The next day, George runs me down to the ferry harbour. But, while I am waiting to go, his mother appears and gives me a freshly cooked “grass pie”. I don’t know how they came up with this priceless bit of English translation but the word “grass” seems to indicate a number of wild greens growing around the island. I take the top off and photograph the inside of the pie for later investigation. It is SO delicious!!! I can definitely suggest that anyone visiting Gavdos eat at her place if you don’t decide to stay there. The prices are also ridiculously low. According to Alex, they are about half the price of elsewhere on the island. I show him my villa and he thinks that is also an incredible bargain.

From George’s place we can see the ferry approaching the island so we leave for the harbour as soon as it rounds the headland. I see the ‘Samaria’ coming in to the harbour! This is the ferry that lays off the Paleochora old harbour each evening so I know, whatever happens, I will end up there tonight if we don’t sink.

I notice the captain directing that all the cargo be secured at the stern leaving the foredeck clear. Once we leave and round the headland, I can see why he has done this. There are whitecaps all the way to Crete. We steer a course about thirty degrees to the oncoming sea so rolling is not an immediate problem. The light bow lifts easily over the big waves and slams down on the next with a huge shuddering of the structure of the boat. It coasts along for a bit then repeats the process sometimes falling sideways off a wave. A number of ferries like this have sunk in the last few years but I have never heard of one falling apart because of impact with an oncoming sea. So I enjoy the journey and the spectacular view of the high mountains of southern Crete as we approach Hora Sfakion.

The captain obviously wants to get back to Paleohora in time for dinner so we get underway from Hora Sfakion very quickly indeed. We bypass Loutro and make our first coast stop at the end of the Samarian Gorge where hundreds of backpackers and tourists are wondering what is going on waiting for their boat; some to Hora Sfakian and others heading towards Paleochora on our boat.
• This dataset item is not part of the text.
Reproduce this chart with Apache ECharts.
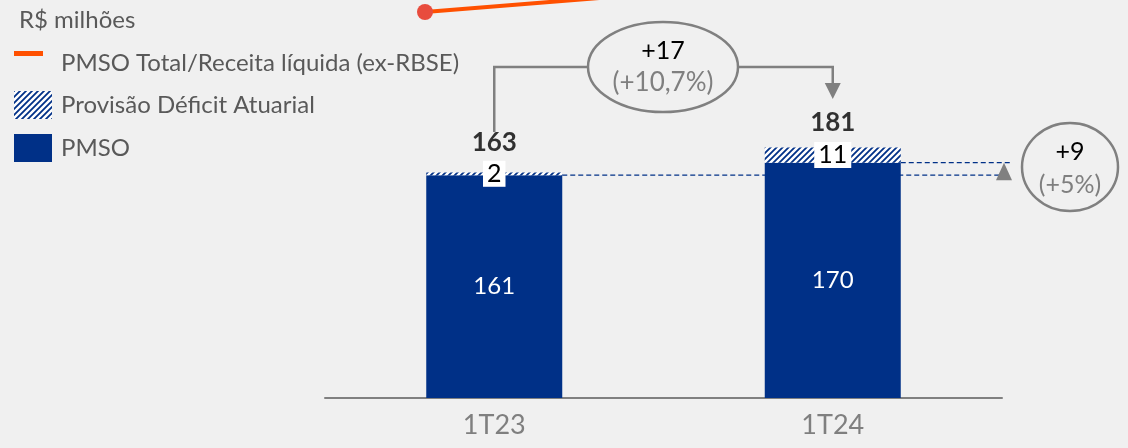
<!DOCTYPE html>
<html>
<head>
<meta charset="utf-8">
<script src="https://cdn.jsdelivr.net/npm/echarts@6/dist/echarts.min.js"></script>
<style>
  html, body { margin: 0; padding: 0; background: #f0f0f0; }
  #chart { width: 1128px; height: 448px; }
</style>
</head>
<body>
<div id="chart"></div>
<script>
const categories = ['1T23', '1T24']
const pmso = [161, 170]
const provisao = [2, 11]
const total = [163, 181]
// razão PMSO total / receita líquida (só um pedaço aparece no topo)
const ratio = [28.8, 34.3]

const FONT = 'Lato'
const BLUE = '#003087'
const GRAY = '#808080'

// textura hachurada para a provisão
const makeHatch = () => {
  const c = document.createElement('canvas')
  c.width = 6
  c.height = 6
  const ctx = c.getContext('2d')
  ctx.fillStyle = '#ffffff'
  ctx.fillRect(0, 0, 6, 6)
  ctx.strokeStyle = BLUE
  ctx.lineWidth = 1.8
  ctx.beginPath()
  ctx.moveTo(0, 6); ctx.lineTo(6, 0)
  ctx.moveTo(-1, 1); ctx.lineTo(1, -1)
  ctx.moveTo(5, 7); ctx.lineTo(7, 5)
  ctx.stroke()
  return c
}
const hatch = { image: makeHatch(), repeat: 'repeat' }

const chart = echarts.init(document.getElementById('chart'))

const option = {
  backgroundColor: '#f0f0f0',
  animation: false,
  title: {
    text: 'R$ milhões',
    left: 14,
    top: 3,
    textStyle: { fontFamily: FONT, fontSize: 24, fontWeight: 'normal', color: '#595959' }
  },
  legend: {
    orient: 'vertical',
    left: 9,
    top: 46,
    itemWidth: 38,
    itemHeight: 28,
    itemGap: 15,
    selectedMode: false,
    textStyle: { fontFamily: FONT, fontSize: 24, color: '#595959', padding: [0, 0, 0, 4] },
    data: [
      {
        name: 'PMSO Total/Receita líquida (ex-RBSE)',
        icon: 'path://M0,3H29V8H0Z M37.9,27.9H38V28H37.9Z',
        itemStyle: { color: '#ff5000' }
      },
      { name: 'Provisão Déficit Atuarial', icon: 'rect' },
      { name: 'PMSO', icon: 'rect' }
    ]
  },
  grid: [
    { left: 325, right: 126, top: 52, bottom: 50 },
    { left: 425, right: 18, top: 0, height: 100 }
  ],
  xAxis: [
    {
      type: 'category',
      data: categories,
      gridIndex: 0,
      axisTick: { show: false },
      axisLine: { lineStyle: { color: GRAY, width: 2 } },
      axisLabel: { color: '#7f7f7f', fontFamily: FONT, fontSize: 27, margin: 14 }
    },
    {
      type: 'category',
      data: categories,
      gridIndex: 1,
      boundaryGap: false,
      show: false
    }
  ],
  yAxis: [
    { type: 'value', gridIndex: 0, min: 0, max: 250, show: false },
    { type: 'value', gridIndex: 1, min: 20, max: 30, show: false }
  ],
  series: [
    {
      name: 'PMSO',
      type: 'bar',
      stack: 'pmso',
      data: pmso,
      barWidth: 136,
      itemStyle: { color: BLUE },
      label: {
        show: true,
        position: 'inside',
        color: '#ffffff',
        fontFamily: FONT,
        fontSize: 24
      }
    },
    {
      name: 'Provisão Déficit Atuarial',
      type: 'bar',
      stack: 'pmso',
      data: provisao,
      barWidth: 136,
      itemStyle: { color: hatch },
      label: {
        show: true,
        position: 'inside',
        color: '#000000',
        backgroundColor: '#ffffff',
        padding: [1, 4, 0, 4],
        fontFamily: FONT,
        fontSize: 25
      }
    },
    {
      name: 'total',
      type: 'scatter',
      symbolSize: 1,
      itemStyle: { color: 'rgba(0,0,0,0)' },
      data: [
        { value: total[0], label: { distance: 16 } },
        { value: total[1], label: { distance: 11 } }
      ],
      label: {
        show: true,
        position: 'top',
        color: '#000000',
        fontFamily: FONT,
        fontWeight: 'bold',
        fontSize: 26
      }
    },
    {
      name: 'PMSO Total/Receita líquida (ex-RBSE)',
      type: 'line',
      xAxisIndex: 1,
      yAxisIndex: 1,
      data: ratio,
      symbol: 'circle',
      symbolSize: 16,
      itemStyle: { color: '#e84c3d' },
      lineStyle: { color: '#ff5000', width: 4 }
    }
  ]
}

chart.setOption(option)

// anotações de variação, posicionadas a partir das barras
const px = (i, v) => chart.convertToPixel({ seriesIndex: 0 }, [i, v])
const a0 = px(0, pmso[0])
const a1 = px(1, pmso[1])
const half = 68
const ellTop = { cx: 663, cy: 67, rx: 75, ry: 45 }
const ellRight = { cx: 1070, cy: 167, rx: 48, ry: 44 }
const lineStyle = { stroke: GRAY, lineWidth: 2.5, fill: null }
const dashStyle = { stroke: BLUE, lineWidth: 1.3, lineDash: [5, 3] }
const txt = (x, y, text, color, size) => ({
  type: 'text',
  x: x,
  y: y,
  style: { text: text, fill: color, font: size + 'px ' + FONT, align: 'center', verticalAlign: 'middle' }
})

chart.setOption({
  graphic: [
    { type: 'polyline', shape: { points: [[a0[0], 132], [a0[0], ellTop.cy], [ellTop.cx - ellTop.rx, ellTop.cy]] }, style: lineStyle },
    { type: 'ellipse', shape: ellTop, style: lineStyle },
    { type: 'polyline', shape: { points: [[ellTop.cx + ellTop.rx, ellTop.cy], [a1[0], ellTop.cy], [a1[0], 84]] }, style: lineStyle },
    { type: 'polygon', shape: { points: [[a1[0] - 8, 83], [a1[0] + 8, 83], [a1[0], 99]] }, style: { fill: GRAY } },
    txt(ellTop.cx, 51, '+17', '#000000', 25),
    txt(ellTop.cx, 83, '(+10,7%)', '#7f7f7f', 26),

    { type: 'line', shape: { x1: a0[0] + half, y1: a0[1], x2: 1010, y2: a0[1] }, style: dashStyle },
    { type: 'line', shape: { x1: a1[0] + half, y1: a1[1], x2: 1010, y2: a1[1] }, style: dashStyle },
    { type: 'polygon', shape: { points: [[996, a0[1] + 5], [1012, a0[1] + 5], [1004, a1[1]]] }, style: { fill: GRAY } },
    { type: 'ellipse', shape: ellRight, style: lineStyle },
    txt(ellRight.cx, 152, '+9', '#000000', 25),
    txt(ellRight.cx, 185, '(+5%)', '#7f7f7f', 25)
  ]
})
</script>
</body>
</html>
A few large groups get on the ferry but I can see many other travellers being turned away as they discover that we are not going to Hora Sfakion. They will catch the coast ferry later today or tomorrow. We leave quickly, as there are no cars to load, and soon come to Sougia (pronounced “Sue – yer”) where some buses wait for tourists returning to Chania.

All the while, we have been travelling along some of the most spectacular coastal areas in the world. The cliffs are magnificent and the mountains towering behind provide a wonderful backcloth to the scenery. The colour of the sea is strange – not really a cobalt blue and that lightened hue by the rocks is magic. I cannot imagine a more entrancing route. The sun, now setting in the West, shows the mountains in a completely different light to the view when I was on my way to Gavdos.

The boat goes close in to the shore where the sea is very calm so we see the beaches we cannot normally reach and the steepness of the cliffs between them.

Soon we approach Paleohora and the boat puts down its front ramp and we all walk off. Later the boat will back away and come alongside the harbour to tie up for the night. I walk along the shore and see that the restaurant called Calypso, the legendary nymph of Gavdos, is doing Lamb Klepsico again, so I continue to my studio where Manto greets me with a two litre bottle of Raki and promises to bring me two litres of olive oil tomorrow. How will I survive?